# [Input]
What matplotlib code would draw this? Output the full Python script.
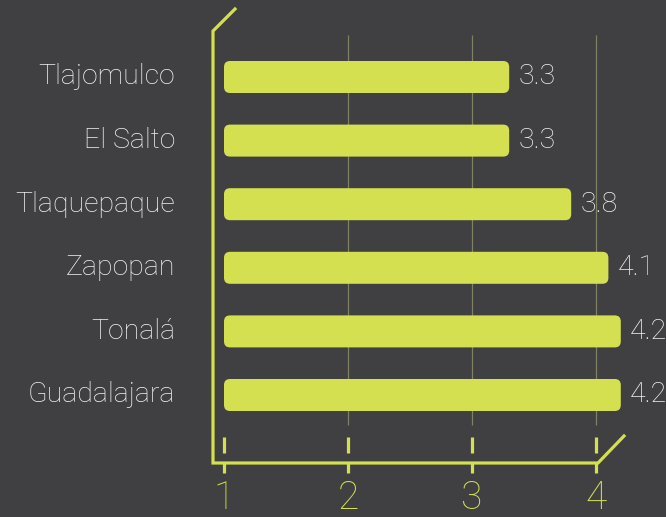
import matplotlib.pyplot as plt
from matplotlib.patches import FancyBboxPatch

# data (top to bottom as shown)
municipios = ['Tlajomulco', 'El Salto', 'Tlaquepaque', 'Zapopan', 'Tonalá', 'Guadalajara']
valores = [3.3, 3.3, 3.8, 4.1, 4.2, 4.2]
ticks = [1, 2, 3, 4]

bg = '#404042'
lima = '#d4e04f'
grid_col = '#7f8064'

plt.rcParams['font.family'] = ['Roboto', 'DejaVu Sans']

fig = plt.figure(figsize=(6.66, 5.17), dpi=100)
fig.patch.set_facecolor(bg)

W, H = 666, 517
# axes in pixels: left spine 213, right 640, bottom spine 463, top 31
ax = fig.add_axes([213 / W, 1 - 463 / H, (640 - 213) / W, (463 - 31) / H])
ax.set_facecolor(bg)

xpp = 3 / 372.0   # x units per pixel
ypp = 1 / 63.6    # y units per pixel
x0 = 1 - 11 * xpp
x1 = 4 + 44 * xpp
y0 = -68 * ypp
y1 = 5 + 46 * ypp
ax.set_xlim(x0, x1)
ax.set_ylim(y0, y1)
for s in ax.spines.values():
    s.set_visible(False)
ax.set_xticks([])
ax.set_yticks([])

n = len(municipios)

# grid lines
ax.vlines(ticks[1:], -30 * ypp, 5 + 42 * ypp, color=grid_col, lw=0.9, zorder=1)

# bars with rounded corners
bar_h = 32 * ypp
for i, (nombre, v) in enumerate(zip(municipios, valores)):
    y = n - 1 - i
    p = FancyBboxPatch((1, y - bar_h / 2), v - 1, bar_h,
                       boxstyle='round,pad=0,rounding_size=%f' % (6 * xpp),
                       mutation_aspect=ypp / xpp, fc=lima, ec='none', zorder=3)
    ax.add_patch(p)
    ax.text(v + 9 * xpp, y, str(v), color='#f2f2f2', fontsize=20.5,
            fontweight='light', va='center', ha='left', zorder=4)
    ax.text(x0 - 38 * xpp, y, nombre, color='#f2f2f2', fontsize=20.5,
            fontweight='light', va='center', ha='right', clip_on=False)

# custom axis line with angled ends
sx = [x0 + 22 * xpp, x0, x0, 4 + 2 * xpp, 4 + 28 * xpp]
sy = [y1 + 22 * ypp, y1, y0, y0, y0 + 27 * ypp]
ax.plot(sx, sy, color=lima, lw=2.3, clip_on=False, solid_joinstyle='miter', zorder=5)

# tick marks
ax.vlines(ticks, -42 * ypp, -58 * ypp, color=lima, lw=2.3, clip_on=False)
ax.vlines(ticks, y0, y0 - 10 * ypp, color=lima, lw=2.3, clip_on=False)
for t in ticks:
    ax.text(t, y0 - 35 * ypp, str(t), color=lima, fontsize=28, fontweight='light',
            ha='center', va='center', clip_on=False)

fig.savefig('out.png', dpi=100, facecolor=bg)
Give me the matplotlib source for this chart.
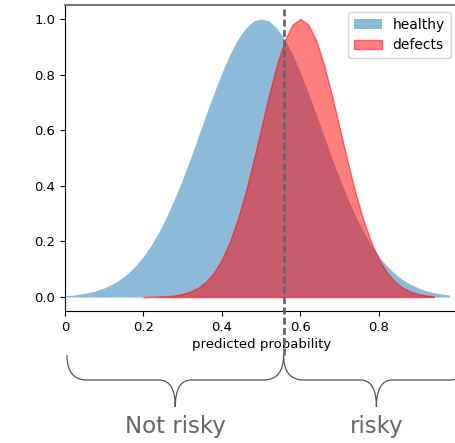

# [What you are asked to do]
The records above need to be given again exactly. Omit the pictures.

# [Worked solution]
What matplotlib code would draw this? Output the full Python script.
import matplotlib.pyplot as plt
from matplotlib.patches import FancyBboxPatch

# data (top to bottom as shown)
municipios = ['Tlajomulco', 'El Salto', 'Tlaquepaque', 'Zapopan', 'Tonalá', 'Guadalajara']
valores = [3.3, 3.3, 3.8, 4.1, 4.2, 4.2]
ticks = [1, 2, 3, 4]

bg = '#404042'
lima = '#d4e04f'
grid_col = '#7f8064'

plt.rcParams['font.family'] = ['Roboto', 'DejaVu Sans']

fig = plt.figure(figsize=(6.66, 5.17), dpi=100)
fig.patch.set_facecolor(bg)

W, H = 666, 517
# axes in pixels: left spine 213, right 640, bottom spine 463, top 31
ax = fig.add_axes([213 / W, 1 - 463 / H, (640 - 213) / W, (463 - 31) / H])
ax.set_facecolor(bg)

xpp = 3 / 372.0   # x units per pixel
ypp = 1 / 63.6    # y units per pixel
x0 = 1 - 11 * xpp
x1 = 4 + 44 * xpp
y0 = -68 * ypp
y1 = 5 + 46 * ypp
ax.set_xlim(x0, x1)
ax.set_ylim(y0, y1)
for s in ax.spines.values():
    s.set_visible(False)
ax.set_xticks([])
ax.set_yticks([])

n = len(municipios)

# grid lines
ax.vlines(ticks[1:], -30 * ypp, 5 + 42 * ypp, color=grid_col, lw=0.9, zorder=1)

# bars with rounded corners
bar_h = 32 * ypp
for i, (nombre, v) in enumerate(zip(municipios, valores)):
    y = n - 1 - i
    p = FancyBboxPatch((1, y - bar_h / 2), v - 1, bar_h,
                       boxstyle='round,pad=0,rounding_size=%f' % (6 * xpp),
                       mutation_aspect=ypp / xpp, fc=lima, ec='none', zorder=3)
    ax.add_patch(p)
    ax.text(v + 9 * xpp, y, str(v), color='#f2f2f2', fontsize=20.5,
            fontweight='light', va='center', ha='left', zorder=4)
    ax.text(x0 - 38 * xpp, y, nombre, color='#f2f2f2', fontsize=20.5,
            fontweight='light', va='center', ha='right', clip_on=False)

# custom axis line with angled ends
sx = [x0 + 22 * xpp, x0, x0, 4 + 2 * xpp, 4 + 28 * xpp]
sy = [y1 + 22 * ypp, y1, y0, y0, y0 + 27 * ypp]
ax.plot(sx, sy, color=lima, lw=2.3, clip_on=False, solid_joinstyle='miter', zorder=5)

# tick marks
ax.vlines(ticks, -42 * ypp, -58 * ypp, color=lima, lw=2.3, clip_on=False)
ax.vlines(ticks, y0, y0 - 10 * ypp, color=lima, lw=2.3, clip_on=False)
for t in ticks:
    ax.text(t, y0 - 35 * ypp, str(t), color=lima, fontsize=28, fontweight='light',
            ha='center', va='center', clip_on=False)

fig.savefig('out.png', dpi=100, facecolor=bg)
Give me the matplotlib source for this chart.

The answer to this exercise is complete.